The family-owned company makes about 80 percent of the communion bread used by the Catholic, Episcopal, Lutheran and Southern Baptist churches in the United States. It has a similar market share in Australia, Canada and Britain, and is now looking to expand to West Africa.

“We feel as though we’re a bakery, and all we’re making is bread,” said Andy Cavanagh, the company’s general manager, and part of the fourth generation of Cavanaghs to work here. “It’s not that we don’t have respect for what happens to it, but that transformation is out of our hands and takes place in a church. The best thing we can do is make sure the bread is perfect in every way possible.”

Indeed, some customers declare that the reason the Cavanaghs have such a large market share is because their product is about as close to perfect as earthly possible. “It doesn’t crumb, and I don’t like fragments of our Lord scattering all over the floor,” said the Rev. Bob Dietel, an Episcopal priest.
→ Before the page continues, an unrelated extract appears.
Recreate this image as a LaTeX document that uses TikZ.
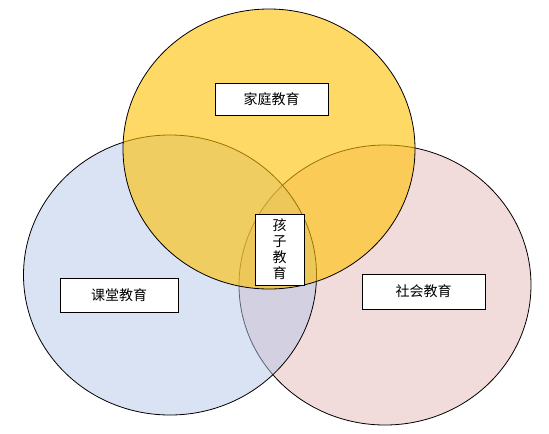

Mr. Dietel uses Cavanagh altar bread at his parish, St. Aidan’s, in Camano Island, Wash. He likes that the large wafer, which he holds up and breaks during Mass, cracks cleanly.

A few years ago, the congregation switched to the wheat wafer the Cavanaghs make from the white. They purchase about 6,000 wafers yearly from a Seattle religious goods store. Traditionally, nuns, priests or members of a congregation baked altar bread.
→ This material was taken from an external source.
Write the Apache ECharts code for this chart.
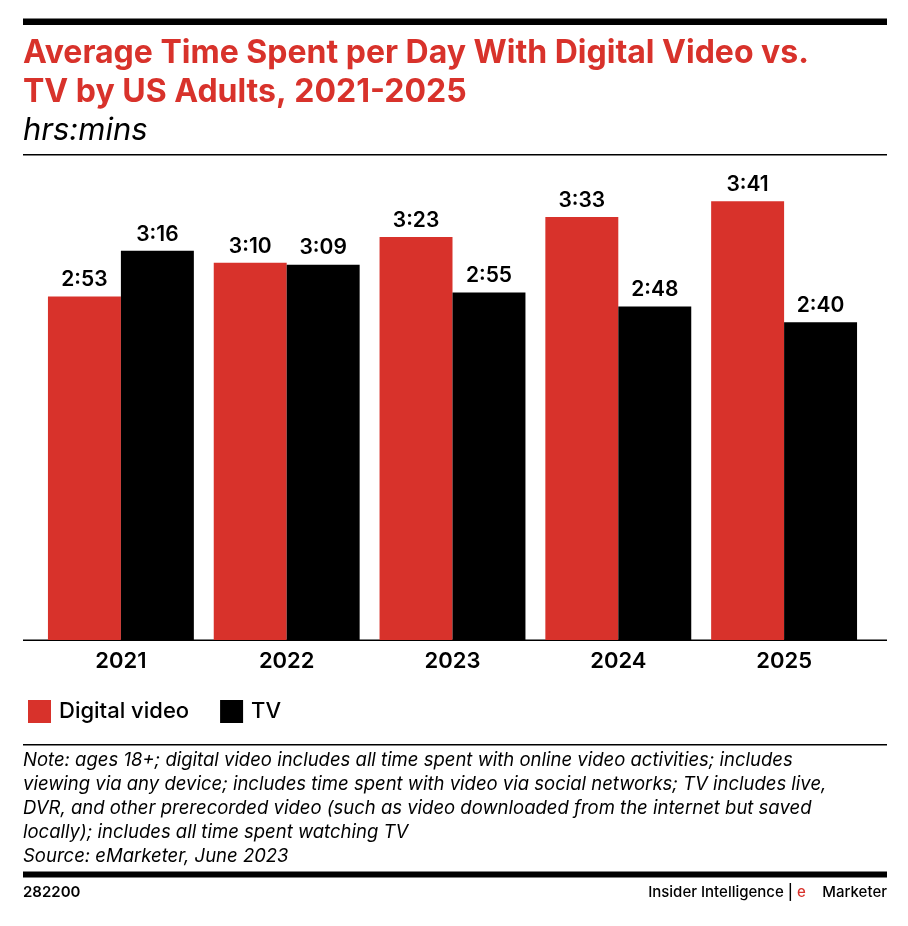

In 1943, Andy’s great-grandfather, John Cavanagh Sr., an inventor, and grandfather, John Jr., were asked to help local Catholic nuns renovate their antiquated baking equipment. The men created ovens and mixers for the nuns; then three years later, John Jr. and his brother Paul started making bread themselves.

They distributed all of it to Catholic churches and monasteries.
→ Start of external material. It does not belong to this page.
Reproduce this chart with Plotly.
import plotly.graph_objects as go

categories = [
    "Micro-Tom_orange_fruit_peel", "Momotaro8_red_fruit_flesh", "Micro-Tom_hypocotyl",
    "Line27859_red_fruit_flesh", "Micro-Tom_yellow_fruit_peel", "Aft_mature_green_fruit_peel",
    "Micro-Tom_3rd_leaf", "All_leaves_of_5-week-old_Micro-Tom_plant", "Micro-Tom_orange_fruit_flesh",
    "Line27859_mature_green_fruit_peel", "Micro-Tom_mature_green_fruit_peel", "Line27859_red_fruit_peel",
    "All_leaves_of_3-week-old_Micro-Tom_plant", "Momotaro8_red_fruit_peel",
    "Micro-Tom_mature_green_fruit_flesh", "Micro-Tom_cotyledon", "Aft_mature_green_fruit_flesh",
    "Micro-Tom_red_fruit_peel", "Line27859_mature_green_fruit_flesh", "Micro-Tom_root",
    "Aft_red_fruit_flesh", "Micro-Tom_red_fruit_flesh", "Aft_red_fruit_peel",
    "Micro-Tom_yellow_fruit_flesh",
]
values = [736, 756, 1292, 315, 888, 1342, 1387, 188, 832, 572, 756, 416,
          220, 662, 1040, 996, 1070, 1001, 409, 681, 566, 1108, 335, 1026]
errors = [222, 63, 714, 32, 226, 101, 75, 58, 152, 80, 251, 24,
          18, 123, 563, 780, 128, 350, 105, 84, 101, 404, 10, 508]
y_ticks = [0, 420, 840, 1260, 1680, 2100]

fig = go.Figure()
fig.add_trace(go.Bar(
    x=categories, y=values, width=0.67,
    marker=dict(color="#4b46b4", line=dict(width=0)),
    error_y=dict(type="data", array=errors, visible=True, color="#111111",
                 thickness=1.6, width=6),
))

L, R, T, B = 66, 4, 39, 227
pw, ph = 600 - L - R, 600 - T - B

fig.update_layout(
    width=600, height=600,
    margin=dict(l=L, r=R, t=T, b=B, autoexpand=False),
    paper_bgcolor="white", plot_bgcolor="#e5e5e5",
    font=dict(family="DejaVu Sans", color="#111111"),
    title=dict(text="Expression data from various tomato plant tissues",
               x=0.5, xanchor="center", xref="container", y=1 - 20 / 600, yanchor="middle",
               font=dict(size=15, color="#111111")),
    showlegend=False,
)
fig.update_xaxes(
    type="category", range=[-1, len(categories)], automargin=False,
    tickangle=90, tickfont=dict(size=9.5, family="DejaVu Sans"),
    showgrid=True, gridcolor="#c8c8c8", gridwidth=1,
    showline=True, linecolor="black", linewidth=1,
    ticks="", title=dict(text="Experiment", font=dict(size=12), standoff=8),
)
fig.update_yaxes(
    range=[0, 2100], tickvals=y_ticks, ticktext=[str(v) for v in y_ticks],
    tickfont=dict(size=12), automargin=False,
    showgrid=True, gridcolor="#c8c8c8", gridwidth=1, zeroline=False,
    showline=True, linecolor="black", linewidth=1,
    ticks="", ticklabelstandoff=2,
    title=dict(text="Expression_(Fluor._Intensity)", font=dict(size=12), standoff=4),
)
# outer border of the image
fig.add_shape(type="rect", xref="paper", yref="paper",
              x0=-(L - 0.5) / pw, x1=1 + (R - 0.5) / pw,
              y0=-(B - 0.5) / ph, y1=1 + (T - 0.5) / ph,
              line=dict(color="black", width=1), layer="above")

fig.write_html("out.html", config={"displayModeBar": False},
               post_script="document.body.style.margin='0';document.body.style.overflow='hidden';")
For 20 years, the Cavanagh bread was small, white and nearly transparent, intended to dissolve on the tongue. After the changes initiated in the church at the Second Vatican Council in the 1960s, Catholic churches wanted the wafers to be thicker and chewable, like real bread.

The Cavanaghs, who are Catholic, started producing the wafers of today — usually whole wheat and sealed on the outside to prevent crumbs.

The company will not disclose sales numbers, but says it makes about 850 million wafers each year, and sells them for less than a penny each. Almost all of the company’s bread is sold wholesale to religious supply stores and Southern Baptist bookstores. In the Catholic Church the company sells to monasteries; the nuns then sell the bread to churches.

“It’s a source of income for us, but at the same time it’s a service to the parishes in the diocese,” said Sister Marilyn McGillan of the Sisters of the Precious Blood in Watertown, N.Y. Her monastery sells to about 100 churches in the Catholic Diocese of Ogdesnburg, N.Y. “We’re like a clearinghouse for altar breads for our dioceses.”

There are many varieties to choose from. The company sells both white and wheat flour wafers, in sizes ranging from one and one-eighth inches wide to nine inches wide. Some are double-thick, and all except the large ones can be embossed with designs such as a cross or a lamb.

In 1970, Paul’s sons, Brian and Peter, joined the business and still run the company today. They expect Andy, 30, Peter’s son; and his two brothers, Dan, 31 and Luke, 28, to buy them out one day.

Each brother has his own particular niche in the company. Andy deals with the finances, Luke the Web site and Dan the machines.

Dan Cavanagh feels most at home in the large baking area.

About 90 pounds of cake flour is mixed in huge tubs, with about 13 gallons of water. The batter is then sent through a tube, where it is piped onto a large metal plate. Another plate clamps on top, and it goes through the oven. Each plate is like a “very large, 500-pound waffle iron,” Dan Cavanagh said.

Once they are out of the oven, the wafers spend about 15 minutes in what is essentially a humidifier, so they do not become brittle. When sufficiently moist they roll down a tube and into a spinning cylinder that resembles the ones in bingo halls.

The wafers are then shot to a machine that either puts them in sleeves of 100 or counts them for bags of 250. Then they are boxed.

Across the room is where the bread for Southern Baptist churches is baked. The mixing process is similar, except the dough contains oil. Since the bread rises, it is baked in a large rotating oven and comes out as small squares.

The wafers and bread are made in both white and whole wheat, but most congregations favor the whole wheat because it has more flavor.

The company has branched out and now sells church supplies including altars and pews in England and Australia, and is keeping an eye on the growing Catholic communities in Africa and South America.

But no matter where they do business, they say, the company will remain in Rhode Island, and in the family.

“It’s so gratifying to have it be a successful family business,” Brian Cavanagh said.